元記事の人の場合、そうではなくて最近頻発する謎の問い合わせに心配して、前向きに教養の必要性に論理展開する訳ですね。
しかし「情報を正しく受け止める」というのは難しいですね。
これは多分アゴラのひっかけテストです。「カナダのバンクーバーのシェアハウスに興味のあるらしい日本人」がという前提があって、かみ合わない単語の会話をしてくる、謎のメールを送ってくる、という事例とその後の論理展開、タイトルと小見出しが不整合です。この文章から読み取れるのは、「え?そんな人がカナダのシェアハウスで暮らしていける?」「この社長は一億円も教養も持っていないの?」ということでしょう。色々おかしい、引っかかる記事が読まれやすいからでしょう。
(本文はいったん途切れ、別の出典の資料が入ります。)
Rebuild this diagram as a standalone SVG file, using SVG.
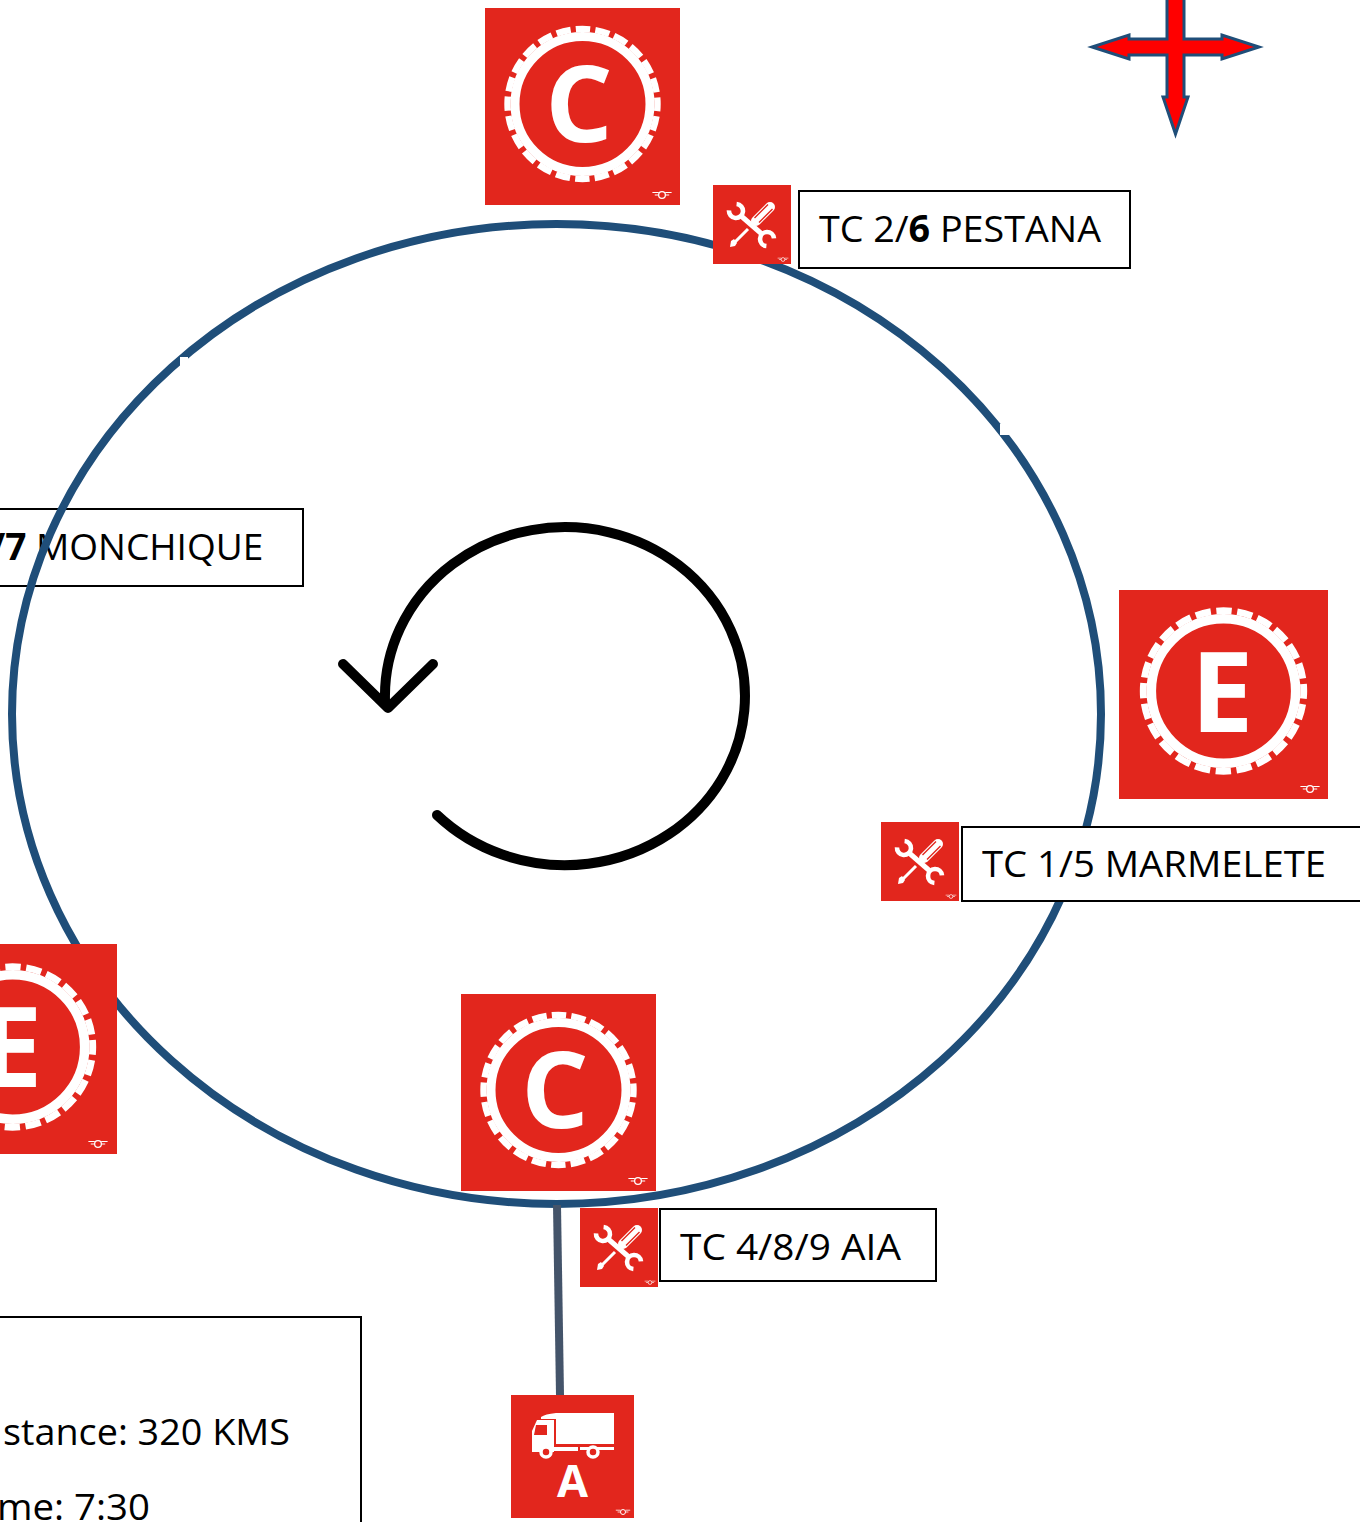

こんなことにも気が付かず、タイトルと小見出しだけで悲嘆したり同意する人はもうマインドコントロールされてしまっている訳です。
そして
中島敦「山月記」という小説を思い出しました。官吏に就こうと猛勉強しましたが、虎に化身してしまった、その嘆きの遠吠えが聞こえるというお話です。自分にもそんな処がないか。優しい性格で自分にできる事や経験値が多くあるのではないかと思います。そんな処があると知るだけで違うと私は思います。
— ANGLE-사진-♪.net (@LUCANUST) June 18, 2022
こんな罠にも気が付きません。「官吏に就こうと猛勉強しましたが、虎に化身してしまった、その嘆きの遠吠えが聞こえるというお話です」って、そんな話でしたっけ?
こころ読了
— 読書とカメラが好きたかひろ (@takahiro_3731) June 18, 2022
なるほど、こんな後味の悪いおはなしだったんですね。#夏目漱石#こころ pic.twitter.com/z50uF7psiV
このように『こころ』を暗い話にしてしまうのは典型的な誤読ですね。繰り返しますが、先生は話者によって全肯定されています。
そういえば夏目漱石のこころ、百合小説っていう言説があったな
— onebrack (@onebrack) June 26, 2022
いや言説っていうほどちゃんとしたあれじゃなかったけど
BLじゃなくて百合という話は初耳です。
例えば夏目漱石「こころ」の高校的正当読解は「恋愛と友情に板ばさみされた葛藤」としての物語だけど、「こころ」=「先生が最初から友人Kを殺すつもりの物語」としてしか読めない或る意味捻くれた学生もいるし、そもそもどうして先生がKに遠慮するのかわからない学生もいる筈。多様な読解を潰すな。
— copywriting (@Copy___Writing_) June 26, 2022
これは又極端。この人はSNSでトラブりそうですね。ひねくれた解釈は飽くまでひねくれた解釈だと思います。
いずれにせよ、情報を正しく受け止めるための文章読解能力は今のtogetter民にはなさそうです。